During the 1984/1985 season, he moved to the Theater Bremen, where he was director of acting until 1989. His Bremen productions include the world premieres of Friederike Roth's plays The Only Story (1985) and Das Ganze ein Stück (1986), Goethe's Faust (Faust, Part One 1985, Faust II 1986), The Seagull (1987), Richard III. (1987), Camus' The Plague (1988) and Ernst Barlachs The Poor Cousin (1988/89).

In 1987 he had success in the Theater des Westens with Die Dreigroschenoper,. In the 1990/1991 season he replaced Klaus Pierwoß as artistic director of the Schauspiel Köln.

In 1995, he became General Manager of the Bühnen der Stadt Köln, where he stayed to 2002, responsible also for opera and ballet. In Cologne, he staged Goethe's Stella (1990), Strindberg's The Dance of Death and Albee's Who's Afraid of Virginia Woolf? (1992, with Ingrid Andree), Heiner Müller's Anatomie Titus Fall of Rome (1993), Brecht's The Good Person of Szechwan (1994), Goethe's Faust I (1997) and Ibsen's Hedda Gabler (1998).

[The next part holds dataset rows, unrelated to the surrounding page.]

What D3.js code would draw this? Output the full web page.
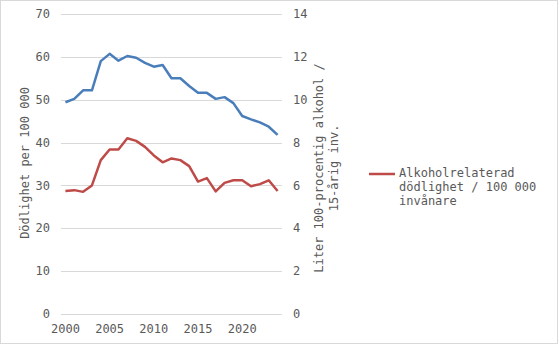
<!DOCTYPE html>
<html>
<head>
<meta charset="utf-8">
<script src="https://cdn.jsdelivr.net/npm/d3@7"></script>
<style>
  body { margin: 0; background: #fff; }
  text { font-family: "DejaVu Sans Mono", monospace; fill: #595959; }
</style>
</head>
<body>
<svg id="chart" width="558" height="344"></svg>
<script>
// years on the category axis
var years = d3.range(2000, 2025);
// alcohol related deaths per 100 000 (left axis)
var deaths = [28.7, 28.9, 28.5, 30.0, 35.9, 38.4, 38.4, 41.0, 40.4, 39.0, 37.0, 35.4, 36.3,
              35.9, 34.5, 30.9, 31.7, 28.6, 30.6, 31.2, 31.2, 29.8, 30.3, 31.2, 28.7];
// litres pure alcohol per inhabitant 15+ (right axis)
var litres = [9.88, 10.04, 10.44, 10.44, 11.8, 12.14, 11.82, 12.04, 11.96, 11.72, 11.54, 11.62, 11.0,
              11.0, 10.64, 10.32, 10.32, 10.04, 10.12, 9.84, 9.24, 9.08, 8.94, 8.74, 8.36];
var leftTicks = [0, 10, 20, 30, 40, 50, 60, 70];
var rightTicks = [0, 2, 4, 6, 8, 10, 12, 14];
var xTicks = [2000, 2005, 2010, 2015, 2020];

var svg = d3.select("#chart");

svg.append("rect")
  .attr("x", 0.5).attr("y", 0.5)
  .attr("width", 557).attr("height", 343)
  .attr("fill", "#fff").attr("stroke", "#d9d9d9");

// plot area edges (don't call it "top", window.top is taken)
var pLeft = 61, pRight = 282, pTop = 14, pBottom = 314;

var x = d3.scaleBand().domain(years).range([pLeft, pRight]);
var yL = d3.scaleLinear().domain([0, 70]).range([pBottom, pTop]);
var yR = d3.scaleLinear().domain([0, 14]).range([pBottom, pTop]);

// gridlines
svg.append("g").selectAll("line")
  .data(leftTicks)
  .join("line")
  .attr("x1", pLeft).attr("x2", pRight)
  .attr("y1", d => Math.round(yL(d)) + 0.5)
  .attr("y2", d => Math.round(yL(d)) + 0.5)
  .attr("stroke", "#d9d9d9");

// left axis labels
svg.append("g").selectAll("text")
  .data(leftTicks)
  .join("text")
  .attr("x", 50).attr("y", d => yL(d))
  .attr("dy", "0.35em")
  .attr("text-anchor", "end")
  .attr("font-size", 12)
  .text(d => d);

// right axis labels
svg.append("g").selectAll("text")
  .data(rightTicks)
  .join("text")
  .attr("x", 293).attr("y", d => yR(d))
  .attr("dy", "0.35em")
  .attr("font-size", 12)
  .text(d => d);

// x labels
svg.append("g").selectAll("text")
  .data(xTicks)
  .join("text")
  .attr("x", d => x(d) + x.bandwidth() / 2)
  .attr("y", 333)
  .attr("text-anchor", "middle")
  .attr("font-size", 12)
  .text(d => d);

// axis titles
svg.append("text")
  .attr("transform", "translate(29,163) rotate(-90)")
  .attr("text-anchor", "middle")
  .attr("font-size", 12)
  .text("Dödlighet per 100 000");

var rt = svg.append("text")
  .attr("transform", "translate(323,168) rotate(-90)")
  .attr("text-anchor", "middle")
  .attr("font-size", 12);
rt.append("tspan").attr("x", 0).attr("y", 0).text("Liter 100-procentig alkohol /");
rt.append("tspan").attr("x", 0).attr("y", 15).text("15-årig inv.");

// lines
var lineL = d3.line()
  .x((d, i) => x(years[i]) + x.bandwidth() / 2)
  .y(d => yL(d));
var lineR = d3.line()
  .x((d, i) => x(years[i]) + x.bandwidth() / 2)
  .y(d => yR(d));

svg.append("path")
  .attr("d", lineR(litres))
  .attr("fill", "none")
  .attr("stroke", "#4a7ebb")
  .attr("stroke-width", 2.5)
  .attr("stroke-linejoin", "round");

svg.append("path")
  .attr("d", lineL(deaths))
  .attr("fill", "none")
  .attr("stroke", "#be4b48")
  .attr("stroke-width", 2.5)
  .attr("stroke-linejoin", "round");

// legend
svg.append("line")
  .attr("x1", 369).attr("x2", 395)
  .attr("y1", 174).attr("y2", 174)
  .attr("stroke", "#be4b48").attr("stroke-width", 2.5);

var lg = svg.append("text").attr("font-size", 12);
["Alkoholrelaterad", "dödlighet / 100 000", "invånare"].forEach(function (s, i) {
  lg.append("tspan").attr("x", 399).attr("y", 177 + i * 14).text(s);
});
</script>
</body>
</html>
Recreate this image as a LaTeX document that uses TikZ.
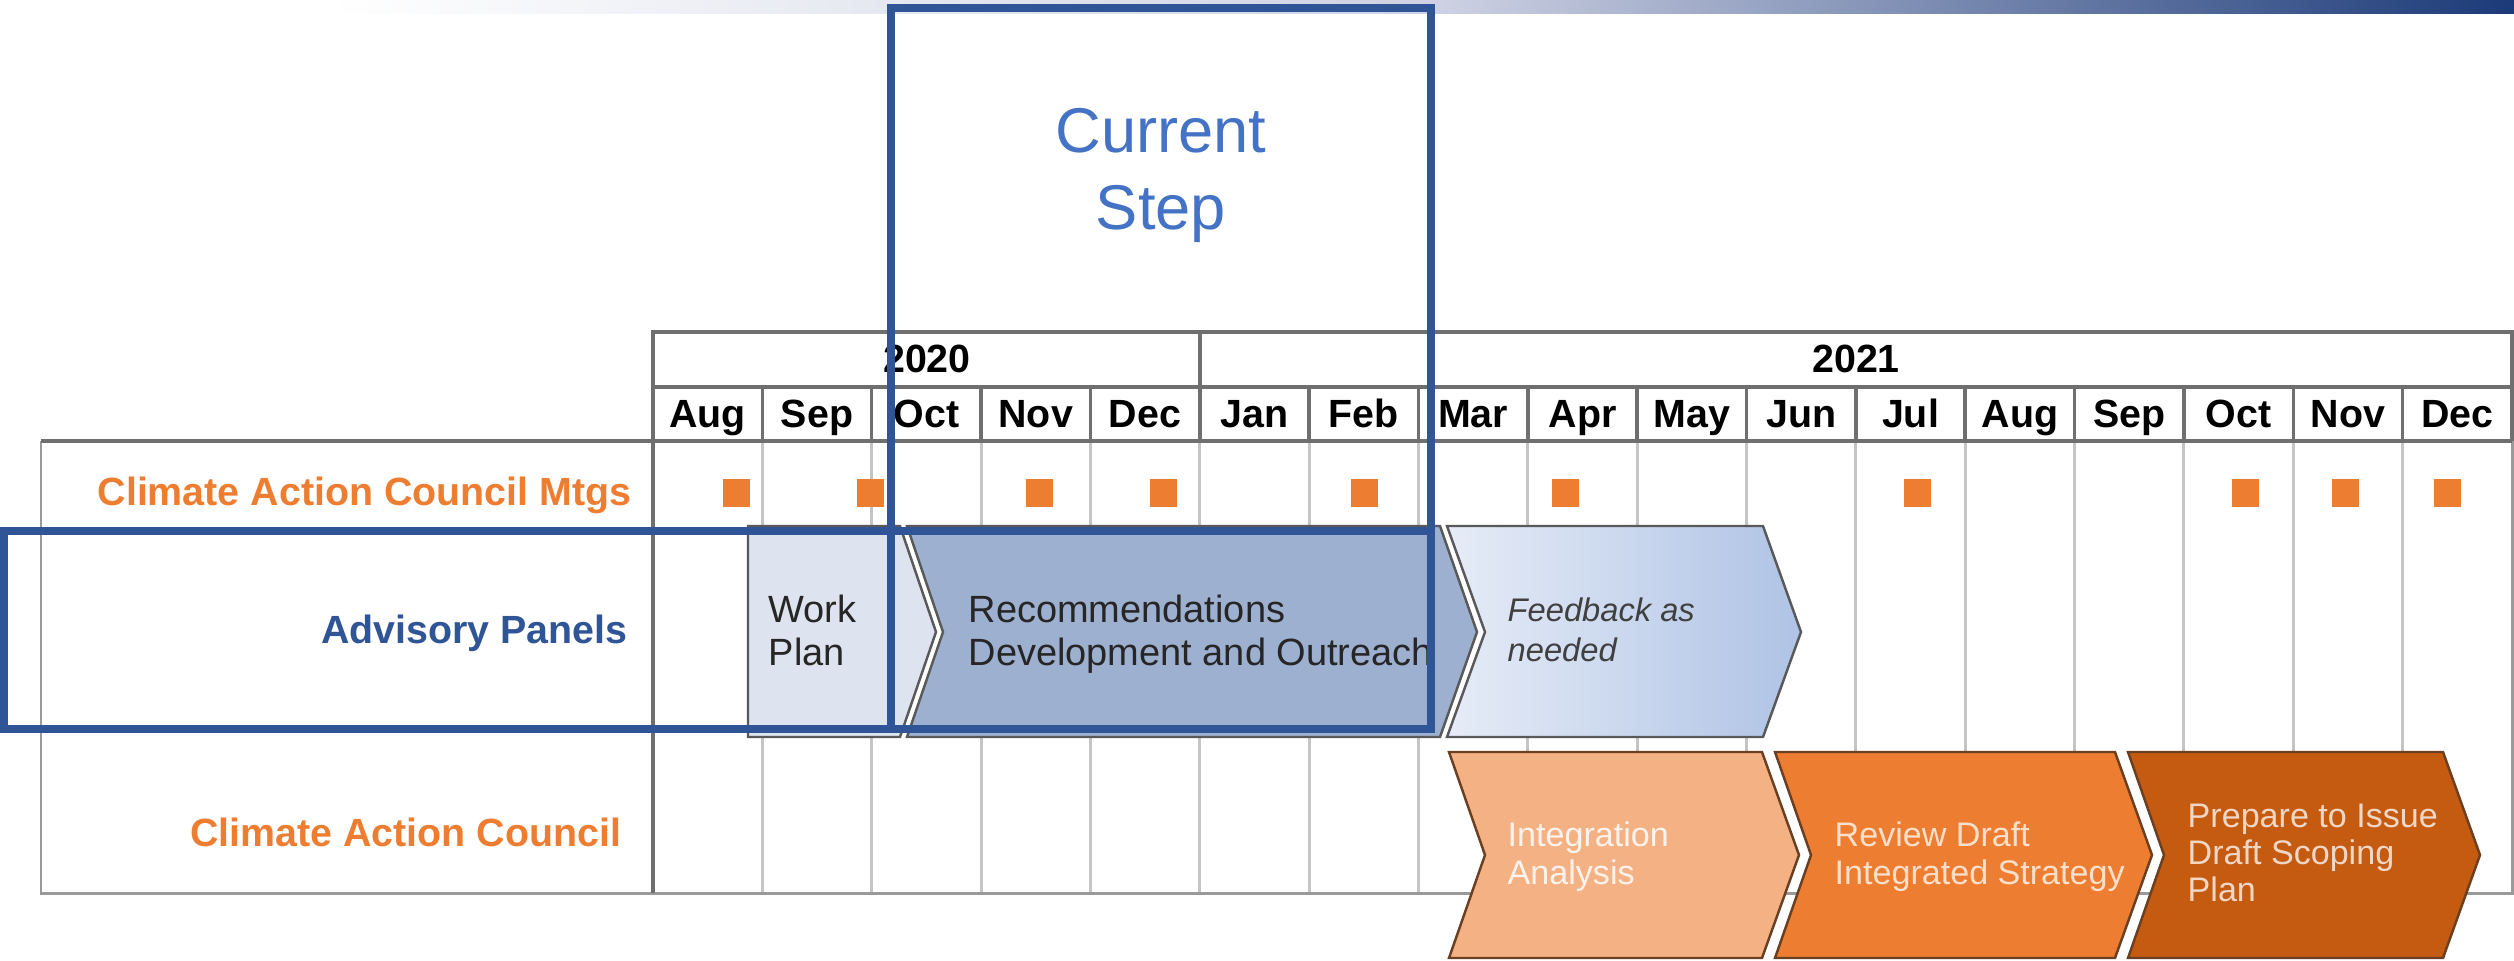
\documentclass[tikz,border=0pt]{standalone}
\usepackage{fontspec}
\setmainfont{Liberation Sans}
\usetikzlibrary{positioning}
\definecolor{navy}{HTML}{2F5597}
\definecolor{stepblue}{HTML}{4472C4}
\definecolor{hdrgray}{HTML}{6F6F6F}
\definecolor{framegray}{HTML}{9A9A9A}
\definecolor{bodygray}{HTML}{C4C4C4}
\definecolor{mtgorange}{HTML}{ED7D31}
\definecolor{wpfill}{HTML}{DDE4EF}
\definecolor{recfill}{HTML}{9DB0CF}
\definecolor{fbleft}{HTML}{E6ECF7}
\definecolor{fbright}{HTML}{AFC3E5}
\definecolor{ialight}{HTML}{F4B183}
\definecolor{rdmid}{HTML}{ED7D31}
\definecolor{pideep}{HTML}{C55A11}
\definecolor{chevgray}{HTML}{595959}
\definecolor{chevbrown}{HTML}{6B3F22}
\definecolor{barmid}{HTML}{CDD1E3}
\definecolor{bardark}{HTML}{1B3A78}
\tikzstyle{hdr}=[draw=hdrgray, line width=1pt]
\tikzstyle{bodyline}=[draw=bodygray, line width=0.85pt]
\tikzstyle{month}=[font=\bfseries\fontsize{11.2}{13}\selectfont, anchor=base, inner sep=0pt]
\tikzstyle{rowlabel}=[font=\bfseries\fontsize{11.2}{13}\selectfont, anchor=base east, inner sep=0pt]
\tikzstyle{mtg}=[fill=mtgorange, minimum width=2.7mm, minimum height=2.8mm, inner sep=0pt]
\tikzstyle{chev}=[draw=chevgray, line width=0.7pt]
\tikzstyle{phase}=[inner sep=0pt, anchor=west, align=left]
\tikzstyle{hilite}=[draw=navy, line width=2.3pt]

\begin{document}
\begin{tikzpicture}[x=0.1mm, y=-0.1mm]
		\useasboundingbox (0,0) rectangle (2514,960);
		% top bar
		\shade[left color=white, right color=barmid] (330,0) rectangle (1440,13);
		\shade[left color=barmid, right color=bardark] (1440,0) rectangle (2514,13);
		
		% body grid lines
		\foreach \i in {1,...,16}
		\path[bodyline] ({653+\i*109.35},441) -- ({653+\i*109.35},893);
		
		% table frame and header
		\path[bodyline, draw=framegray] (41,441) -- (41,893) -- (2512,893) -- (2512,441);
		\path[hdr] (653,332) rectangle (2512,387);
		\path[hdr] (1200,332) -- (1200,441);
		\path[hdr] (41,441) -- (2512,441);
		\path[hdr] (653,387) -- (653,893);
		\path[hdr] (2512,387) -- (2512,441);
		\foreach \i in {1,...,16}
		\path[hdr] ({653+\i*109.35},387) -- ({653+\i*109.35},441);
		
		\node[month] (y2020) at (927,372) {2020};
		\node[month] (y2021) at (1856,372) {2021};
		\foreach \m [count=\i] in {Aug,Sep,Oct,Nov,Dec,Jan,Feb,Mar,Apr,May,Jun,Jul,Aug,Sep,Oct,Nov,Dec}
		\node[month] (mon\i) at ({653+(\i-0.5)*109.35},427) {\m};
		
		% row labels
		\node[rowlabel, text=mtgorange] (mtgs) at (632,505) {Climate Action Council Mtgs};
		\node[rowlabel, text=navy] (panels) at (628,643) {Advisory Panels};
		\node[rowlabel, text=mtgorange] (council) at (622,846) {Climate Action Council};
		
		% council meetings
		\foreach \x in {736,870,1039,1163,1364,1565,1917,2245,2345,2447}
		\node[mtg] (mtg\x) at (\x,493) {};
		
		% advisory panel phases
		\draw[chev, fill=wpfill] (748,526) -- (900,526) -- (936,632) -- (900,737) -- (748,737) -- cycle;
		\draw[chev, fill=recfill] (907,526) -- (1440,526) -- (1477,632) -- (1440,737) -- (907,737) -- (943,632) -- cycle;
		\draw[chev, left color=fbleft, right color=fbright] (1447,526) -- (1763,526) -- (1801,632) -- (1763,737) -- (1447,737) -- (1485,632) -- cycle;
		
		% council phases
		\foreach \l/\r/\col in {1449/1762/ialight, 1775/2115/rdmid, 2128/2443/pideep}
		\draw[chev, draw=chevbrown, fill=\col] (\l,752) -- (\r,752) -- ({\r+37},855) -- (\r,958) -- (\l,958) -- ({\l+36},855) -- cycle;
		
		\node[phase, font=\fontsize{10.8}{12.2}\selectfont, text=black!85] (wp) at (768,630) {Work\\Plan};
		\node[phase, font=\fontsize{10.8}{12.2}\selectfont, text=black!85] (rec) at (968,634) {Recommendations\\Development and Outreach};
		\node[phase, font=\itshape\fontsize{9.3}{11.4}\selectfont, text=black!75] (fb) at (1507,630) {Feedback as\\needed};
		\node[phase, font=\fontsize{9.7}{10.8}\selectfont, text=white!85!ialight] (ia) at (1507,857) {Integration\\Analysis};
		\node[phase, font=\fontsize{9.7}{10.8}\selectfont, text=white!75!rdmid] (rd) at (1834,857) {Review Draft\\Integrated Strategy};
		\node[phase, font=\fontsize{9.7}{10.6}\selectfont, text=white!75!pideep] (pi) at (2187,853) {Prepare to Issue\\Draft Scoping\\Plan};
		
		% current step highlight
		\path[hilite] (891,8) rectangle (1431,729);
		\path[hilite] (4,531) rectangle (1431,729);
		\node[font=\fontsize{18}{21.9}\selectfont, text=stepblue, align=center] (step) at (1161,175) {Current\\Step};
		\end{tikzpicture}
\end{document}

Krämer's opera productions include Korngold's Die tote Stadt (1986) and Schreker's Die Gezeichneten (1987, both at the Deutsche Oper am Rhein, Janáček's Káťa Kabanová (1986, Deutsche Oper Berlin), Weber's Der Freischütz (1989, Komische Oper Berlin), Wagner's Der Ring des Nibelungen (1992/93, Hamburg), Verdi's La traviata (1993, Munich Opera Festival), Hindemith's Neues vom Tage (1996) and Wagner's Tristan und Isolde (1998), both at the Cologne Opera.

In the 2009/10 season Krämer staged Wagner's Der Ring des Nibelungen at the Paris Opéra Bastille, the first production of the Cycle there. He directed Mozart's La Clemenza di Tito for the opening of the 2010 Schwetzingen Festival. In 2013 he staged the premiere of Joseph und seine Brüder, a stage version of the novel by Thomas Mann, on 5 December 2013 at the Theater in der Josefstadt.

He staged Die Liebe der Danae by Richard Strauss, Die Fledermaus by Johann Strauss, Schoeck's Penthesilea and Franz Schmidt's Notre Dame at the Semperoper in Dresden.